### TASK INSTRUCTIONS
Repeat exactly, please, the lines that begin at the start of the listing and end at the line holding "ylabel_size = [16, 16.5]".

────────────────────

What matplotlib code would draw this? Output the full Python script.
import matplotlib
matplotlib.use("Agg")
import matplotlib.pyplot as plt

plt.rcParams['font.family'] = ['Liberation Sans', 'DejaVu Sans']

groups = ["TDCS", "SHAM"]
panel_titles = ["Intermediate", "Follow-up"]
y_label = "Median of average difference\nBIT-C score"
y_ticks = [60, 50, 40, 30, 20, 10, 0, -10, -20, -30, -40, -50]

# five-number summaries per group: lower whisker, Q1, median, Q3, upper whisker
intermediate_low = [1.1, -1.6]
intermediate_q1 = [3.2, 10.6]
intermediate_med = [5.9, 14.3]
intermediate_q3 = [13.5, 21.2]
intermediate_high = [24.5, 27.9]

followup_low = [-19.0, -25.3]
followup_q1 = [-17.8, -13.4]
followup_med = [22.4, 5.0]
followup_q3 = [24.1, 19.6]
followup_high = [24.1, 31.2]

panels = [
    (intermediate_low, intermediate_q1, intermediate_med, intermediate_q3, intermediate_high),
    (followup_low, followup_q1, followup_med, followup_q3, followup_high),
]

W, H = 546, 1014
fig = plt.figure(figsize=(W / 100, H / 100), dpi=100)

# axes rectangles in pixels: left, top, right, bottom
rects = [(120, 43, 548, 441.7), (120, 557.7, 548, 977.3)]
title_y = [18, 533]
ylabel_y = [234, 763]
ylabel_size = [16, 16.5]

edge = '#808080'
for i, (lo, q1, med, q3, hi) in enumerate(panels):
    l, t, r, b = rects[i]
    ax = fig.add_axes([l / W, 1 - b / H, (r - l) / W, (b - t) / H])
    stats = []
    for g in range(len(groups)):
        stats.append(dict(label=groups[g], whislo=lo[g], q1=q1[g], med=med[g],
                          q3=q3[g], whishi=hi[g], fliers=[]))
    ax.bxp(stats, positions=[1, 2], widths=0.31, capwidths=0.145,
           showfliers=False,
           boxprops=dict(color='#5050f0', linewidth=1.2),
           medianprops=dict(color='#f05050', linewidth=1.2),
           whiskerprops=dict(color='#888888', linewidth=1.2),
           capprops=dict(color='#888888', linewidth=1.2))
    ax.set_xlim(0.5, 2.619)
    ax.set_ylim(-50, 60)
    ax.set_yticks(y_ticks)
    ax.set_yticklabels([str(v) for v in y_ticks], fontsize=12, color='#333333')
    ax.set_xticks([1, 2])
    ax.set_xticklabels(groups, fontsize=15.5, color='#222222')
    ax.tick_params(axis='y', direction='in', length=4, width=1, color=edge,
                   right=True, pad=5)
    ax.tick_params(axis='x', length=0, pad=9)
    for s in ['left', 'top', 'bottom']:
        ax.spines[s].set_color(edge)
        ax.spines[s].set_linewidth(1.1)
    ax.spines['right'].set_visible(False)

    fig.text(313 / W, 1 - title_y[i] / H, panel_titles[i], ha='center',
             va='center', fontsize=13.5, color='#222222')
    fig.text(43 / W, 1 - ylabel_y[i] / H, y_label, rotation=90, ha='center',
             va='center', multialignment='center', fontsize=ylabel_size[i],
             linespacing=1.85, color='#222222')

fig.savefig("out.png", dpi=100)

────────────────────

### FINISHED EXERCISE
What matplotlib code would draw this? Output the full Python script.
import matplotlib
matplotlib.use("Agg")
import matplotlib.pyplot as plt

plt.rcParams['font.family'] = ['Liberation Sans', 'DejaVu Sans']

groups = ["TDCS", "SHAM"]
panel_titles = ["Intermediate", "Follow-up"]
y_label = "Median of average difference\nBIT-C score"
y_ticks = [60, 50, 40, 30, 20, 10, 0, -10, -20, -30, -40, -50]

# five-number summaries per group: lower whisker, Q1, median, Q3, upper whisker
intermediate_low = [1.1, -1.6]
intermediate_q1 = [3.2, 10.6]
intermediate_med = [5.9, 14.3]
intermediate_q3 = [13.5, 21.2]
intermediate_high = [24.5, 27.9]

followup_low = [-19.0, -25.3]
followup_q1 = [-17.8, -13.4]
followup_med = [22.4, 5.0]
followup_q3 = [24.1, 19.6]
followup_high = [24.1, 31.2]

panels = [
    (intermediate_low, intermediate_q1, intermediate_med, intermediate_q3, intermediate_high),
    (followup_low, followup_q1, followup_med, followup_q3, followup_high),
]

W, H = 546, 1014
fig = plt.figure(figsize=(W / 100, H / 100), dpi=100)

# axes rectangles in pixels: left, top, right, bottom
rects = [(120, 43, 548, 441.7), (120, 557.7, 548, 977.3)]
title_y = [18, 533]
ylabel_y = [234, 763]
ylabel_size = [16, 16.5]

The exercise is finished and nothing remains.